• [EXERCISE REQUIREMENTS]
Return all lines below containing the word "this".

[Code that draws figures]
---

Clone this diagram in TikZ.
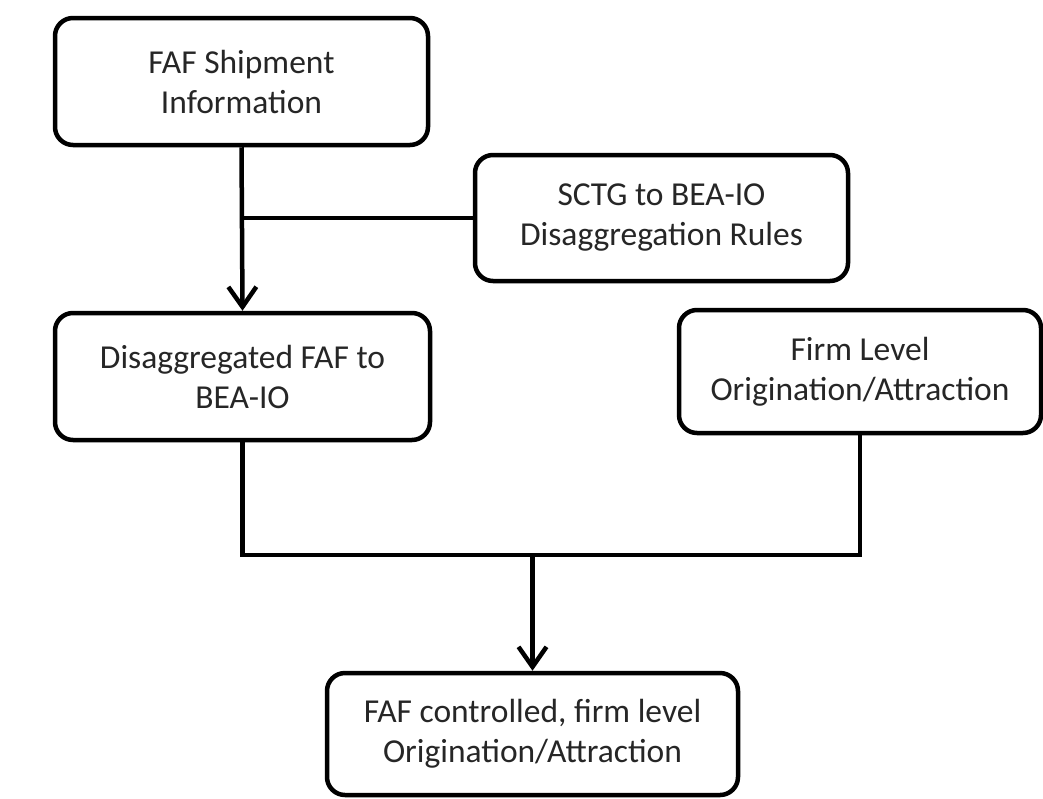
\documentclass[tikz,border=0pt]{standalone}
\usepackage{fontspec}
\setmainfont{Carlito}
\usetikzlibrary{arrows.meta}
\tikzset{
  flowbox/.style={draw=black, line width=4.5pt, rounded corners=18pt, align=center,
    inner sep=0pt, text=black!85, font=\fontsize{33.5}{40}\selectfont},
  conn/.style={draw=black, line width=4.5pt},
  arr/.style={conn, -{Straight Barb[length=20pt,width=28pt,line width=4.5pt]}}
}
\begin{document}
\begin{tikzpicture}[x=1pt,y=-1pt]
\fill[white] (0,0) rectangle (1043,798);
\useasboundingbox (0,0) rectangle (1043,798);
\node[flowbox, minimum width=373pt, minimum height=127pt] (b1) at (241.5,81.5) {FAF Shipment\\Information};
\node[flowbox, minimum width=373pt, minimum height=126pt] (b2) at (661.5,218) {SCTG to BEA-IO\\Disaggregation Rules};
\node[flowbox, minimum width=375pt, minimum height=127pt] (b3) at (242.5,376.5) {Disaggregated FAF to\\BEA-IO};
\node[flowbox, minimum width=362pt, minimum height=123pt] (b4) at (860,371.5) {Firm Level\\Origination/Attraction};
\node[flowbox, minimum width=411pt, minimum height=122pt] (b5) at (532.5,734) {FAF controlled, firm level\\Origination/Attraction};
\coordinate (j) at (532.5,555);
\draw[arr] (b1.south) -- (b3.north);
\draw[conn] (b2.west) -- (b2.west -| b1.south);
\draw[conn] (b3.south) |- (j) -| (b4.south);
\draw[arr] (j) -- (b5.north);
\end{tikzpicture}
\end{document}
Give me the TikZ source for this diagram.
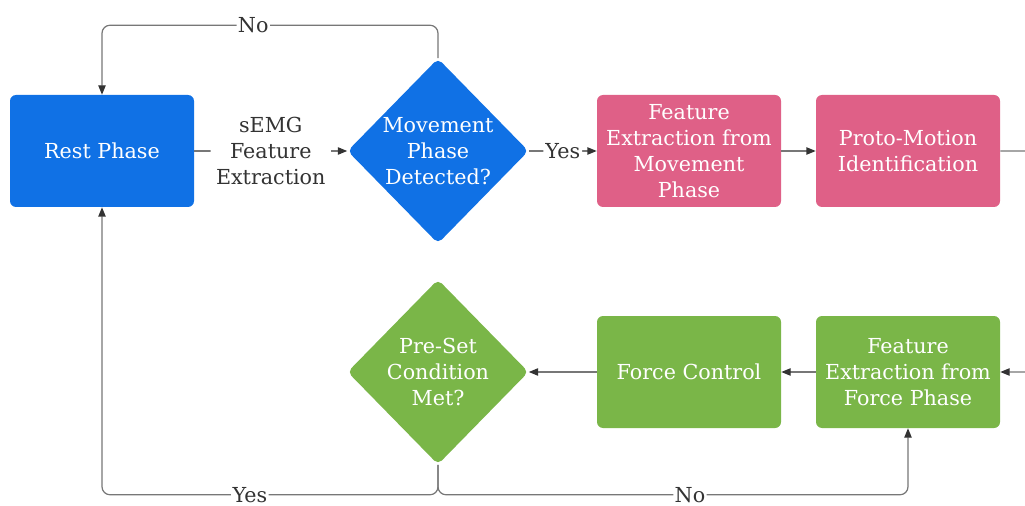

---

• [FINAL RESULT]
Clone this diagram in TikZ.
Give me the TikZ source for this diagram.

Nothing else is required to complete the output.